CUNY commencement speaker rails against ‘fascist’ NYPD, says law ‘a manifestation of white supremacy’

As the 2023 graduating class of the City University of New York’s (CUNY) public law school prepared to celebrate their degrees, one commencement student speaker called for a “revolution” in an anti-American, “antisemitic” speech that even the school tried to hide.

Lawyer-to-be Fatima Mousa Mohammed was chosen to speak at the May 12 commencement and called the law “a manifestation of white supremacy” before urging her fellow classmates to “dismantle capitalism.”

“I come to you all from the rich soil of Yemen, raised by the humble streets of Queens,” Mohammed began.

“I chose CUNY School of Law for its articulated mission to be law in the service of human needs,” she said, “one of the very few legal institutions created to recognize that the law is a manifestation of white supremacy that continues to oppress and suppress people in this nation and around the world.”

Mohammed noted the importance of protecting “the organizers fighting endlessly day in, day out” to “lift the facade of legal neutrality and confront the systems of oppression that wreak violence on them, systems of oppression created to feed an empire with a ravenous appetite for destruction and violence.”

And now would probably be a good time to note that CUNY “received more than $12 million as part of the U.S. Congressional Fiscal Year 2023 Omnibus Appropriations,” according to the university’s website.

Yes, America, you pay for CUNY to turn out people like Mohammed.

“The joy and excitement that fills the auditorium… may it be the fuel for the fight against capitalism, racism, imperialism and Zionism around the world,” she declared.

CUNY must have known how folks would react to their chosen student’s speech. They initially yanked it from YouTube, only to release it after progressive outcry over the “silencing a pro-Palestinian voice,” Fox News Digital reports.

“No one person will save the world,” Mohammed told graduates. “No single movement will liberate the masses. Those who brought the ferocity of the violence, those who carry the revolution, the people, the masses, those who brought the ferocity of the violence, those who need our protection. They will carry this revolution.”

A revolution is occurring, she said, it just isn’t receiving a lot of air-time.

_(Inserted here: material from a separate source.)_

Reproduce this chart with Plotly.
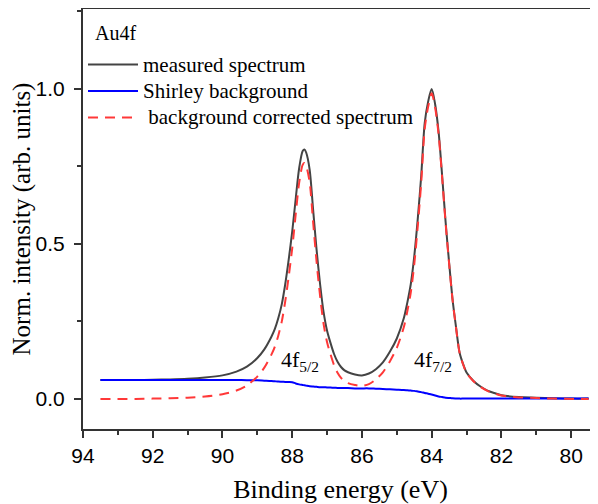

“The revolution that lives so loudly despite not being televised,” Mohammed said. “No longer are we going to capitulate to oppressors. No longer are we going to put our hope in their depraved consciousness.”

Given “the murder of Black men like Jordan Neely by a White man on the MTA” and the politicians who “dignified” it, Mohammed called for “liberation.”


Of particular concern to Mohammed is “Israeli settler colonialism” and the “Palestinian political prisoners like HLF in U.S. prisons.”

According to Fox News Digital:

HLF, or the Holy Land Foundation, was a Texas-based charity that “existed to support Hamas,” a designated terror group by the U.S. State Department, according to the DOJ.

The Department of Justice convicted the defendants on material support of terrorism in 2009 after it found that “HLF intentionally hid its financial support for Hamas behind the guise of charitable donations” and “provided approximately $12.4 million in support to Hamas and its goal of creating an Islamic Palestinian state by eliminating the State of Israel through violent jihad.”

 

She railed against the “fascist NYPD” and the military.

“So one client at a time, one case at a time… We will show up for our communities,” she vowed. “We will show up for ourselves, and we will protect the fight that brings us all closer to the fall of all oppressive institutions, a reality that is only myopic and unrealistic to the oppressors, but is the inevitable future for the oppressed, for oppressed people everywhere.”

“For greater empires of destruction have fallen before,” Mohammed stated. “And so will these. So to the class of 2023, the fight begins now.”

CUNY Law appeared to try and distance itself from Mohammed’s speech.

In a statement to Fox News Digital, the school said, “[S]tudent speakers… offered congratulatory remarks and their own individual perspectives on advocating for social justice. As with all such commencement remarks, they reflect the voices of those individuals.”